Vampy and Campy, Irma Vep Still Lags

The Mystery of Irma Vep: a ponny dreadful by Charles Ludlam directed by Robert J. Bouffler at te Lyric Stage through February 7

It is a dark and stormy night. The wind howls and werewolves prowl on the moors of the mysterious Mandacrest mansion.

This could be any one of a number of Gothic romances. It's actually all of them mixed together. Now in production at Boston's Lyric Stage, the late Charles Ludlam's The Mystery of Irma Vep: a Penny Dreadful is a sendup of every Gothic novel, 30s horror film, and classic romance to have ever sent thrills and chills down your spine.

Irma Vep has all the elements of a romantic horror story, including vampires, mummies, a family curse, portraits which come to life, a servant with a peg leg, mysterious deaths and a tragic love triangle (or quadrangle as the case may be).

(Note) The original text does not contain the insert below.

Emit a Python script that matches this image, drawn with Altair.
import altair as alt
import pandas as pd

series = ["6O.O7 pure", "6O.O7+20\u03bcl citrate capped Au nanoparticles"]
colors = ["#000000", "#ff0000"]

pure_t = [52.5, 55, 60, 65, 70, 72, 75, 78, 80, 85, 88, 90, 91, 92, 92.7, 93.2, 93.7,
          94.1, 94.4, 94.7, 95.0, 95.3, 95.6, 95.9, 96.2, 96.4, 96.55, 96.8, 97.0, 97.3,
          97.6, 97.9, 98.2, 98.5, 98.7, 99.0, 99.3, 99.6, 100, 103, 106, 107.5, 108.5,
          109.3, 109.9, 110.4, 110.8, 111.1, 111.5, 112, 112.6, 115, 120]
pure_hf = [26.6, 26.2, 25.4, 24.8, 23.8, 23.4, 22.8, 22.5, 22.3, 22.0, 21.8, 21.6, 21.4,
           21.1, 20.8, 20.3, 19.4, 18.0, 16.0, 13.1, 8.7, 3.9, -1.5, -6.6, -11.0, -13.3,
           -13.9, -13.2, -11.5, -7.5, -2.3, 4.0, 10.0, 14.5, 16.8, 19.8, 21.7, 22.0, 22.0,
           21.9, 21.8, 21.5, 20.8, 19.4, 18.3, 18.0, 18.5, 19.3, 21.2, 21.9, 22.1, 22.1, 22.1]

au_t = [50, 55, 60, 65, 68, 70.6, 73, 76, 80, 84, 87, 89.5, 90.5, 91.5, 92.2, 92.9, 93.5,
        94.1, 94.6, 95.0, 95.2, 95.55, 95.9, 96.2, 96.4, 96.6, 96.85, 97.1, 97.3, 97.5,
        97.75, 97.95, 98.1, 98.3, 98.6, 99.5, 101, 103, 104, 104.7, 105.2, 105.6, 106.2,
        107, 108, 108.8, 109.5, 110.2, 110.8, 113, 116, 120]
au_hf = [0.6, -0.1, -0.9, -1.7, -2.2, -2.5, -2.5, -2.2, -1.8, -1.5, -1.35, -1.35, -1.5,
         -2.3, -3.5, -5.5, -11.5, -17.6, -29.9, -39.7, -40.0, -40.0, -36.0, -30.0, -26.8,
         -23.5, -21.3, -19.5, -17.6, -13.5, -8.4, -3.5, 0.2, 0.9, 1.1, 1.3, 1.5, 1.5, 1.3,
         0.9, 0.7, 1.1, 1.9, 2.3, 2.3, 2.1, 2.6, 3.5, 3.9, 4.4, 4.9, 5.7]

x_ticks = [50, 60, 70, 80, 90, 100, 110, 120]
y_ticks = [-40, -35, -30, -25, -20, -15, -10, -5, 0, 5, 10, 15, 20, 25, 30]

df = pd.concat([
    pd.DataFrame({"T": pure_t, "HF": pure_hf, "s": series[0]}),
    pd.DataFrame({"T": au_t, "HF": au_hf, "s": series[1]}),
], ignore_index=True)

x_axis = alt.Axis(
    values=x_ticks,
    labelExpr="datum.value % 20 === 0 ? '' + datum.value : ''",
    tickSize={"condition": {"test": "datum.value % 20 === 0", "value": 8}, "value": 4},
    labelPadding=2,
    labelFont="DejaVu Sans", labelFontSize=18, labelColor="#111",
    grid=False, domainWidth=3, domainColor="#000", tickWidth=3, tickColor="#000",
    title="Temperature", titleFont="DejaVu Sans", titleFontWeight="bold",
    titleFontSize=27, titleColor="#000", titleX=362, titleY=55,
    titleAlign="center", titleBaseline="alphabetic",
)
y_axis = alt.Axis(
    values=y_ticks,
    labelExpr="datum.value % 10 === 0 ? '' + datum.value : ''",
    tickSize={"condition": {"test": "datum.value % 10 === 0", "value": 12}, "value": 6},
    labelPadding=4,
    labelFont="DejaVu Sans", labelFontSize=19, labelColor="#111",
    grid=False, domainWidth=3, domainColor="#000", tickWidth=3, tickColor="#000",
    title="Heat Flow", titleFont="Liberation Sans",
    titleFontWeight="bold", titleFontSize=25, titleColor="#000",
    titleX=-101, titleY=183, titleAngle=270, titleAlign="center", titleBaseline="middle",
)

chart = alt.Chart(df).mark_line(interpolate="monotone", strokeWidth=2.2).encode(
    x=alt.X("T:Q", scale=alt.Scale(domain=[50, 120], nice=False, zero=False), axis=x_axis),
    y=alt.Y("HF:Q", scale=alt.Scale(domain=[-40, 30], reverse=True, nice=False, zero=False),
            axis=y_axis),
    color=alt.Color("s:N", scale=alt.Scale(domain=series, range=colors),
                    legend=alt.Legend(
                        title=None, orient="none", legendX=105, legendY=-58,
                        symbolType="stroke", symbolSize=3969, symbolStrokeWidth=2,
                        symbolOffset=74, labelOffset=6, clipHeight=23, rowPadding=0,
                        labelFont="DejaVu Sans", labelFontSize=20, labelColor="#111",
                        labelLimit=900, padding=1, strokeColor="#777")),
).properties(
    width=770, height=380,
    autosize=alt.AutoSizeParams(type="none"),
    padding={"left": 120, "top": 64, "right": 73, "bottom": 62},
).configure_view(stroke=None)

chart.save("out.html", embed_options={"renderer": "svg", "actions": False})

Puns and self-referential humor create a production in the style of the Hasty Pudding. Two male actors play all the roles; they make impossibly quick changes of both character and costume, creating a frenzy of melodramatic camp.

Director Robert J. Bouffier's production of Irma Vep features wonderful acting and clever bits of direction. It simple set, lighting and sound designs construct a perfectly eerie mood.


Although moments of great writing and clever gags abound, the show is at times dull and, after some very witty opening scenes, fails to sustain interest for the duration of its two-hour running time.

The fault lies in part with Bouffier, who doesn't give the show the high-speed pacing it demands, and in part with the show itself--which may be too long for its own good.

There are some great parodies of Bronte, Moliere and Shakespeare. But there are a few too many truly bad puns, along the order of "Virginity is like a balloon at the pops at the first prick..." And there are far too many attacks by wolves and goblins.

Actor Mark S. Cartier does a strong job as the beleaguered Lord Edgar and Jane Twisden, the housekeeper with a secret to hide. His Jane is a perfect re-creation of the archetypal matron devoted to her house and to her mistress.

As the crippled groundskeeper Nicodemus Underwood, the master's new mistress Lady Enid and Alcazar the entrepreneurial Egyptian tour guide, Diego Arceniegas is also very strong. He plays Nicodemus with just the right combination of threatening coarseness and pathetic awkwardness.

Irma Vep was originally written, directed acted and produced by Charles Ludlam and his troupe, The Ridiculous Theatre Company. It follows in the tradition of their other satires, featuring quick changes physical comedy, verbal games, and a bit of cross dressing.

Under the direction of Ludlam, the group produced witty spoofs on theater, literature music, and society for almost 20 years at then venue in Greenwich Village. They enjoyed a cult following among members of the New York City theater community. It is difficult to tell whether these plays can hold their own outside the Ridiculous Company and in the absence of the great directorial and performance skills of Landlam, who died of AIDS in 1987.

Whether Irma Vep played better under Ludlam's direction is difficult for this reviewer to say (who has only seen the Lyric Stage production). But given the stellar reputation of the original production, it must have.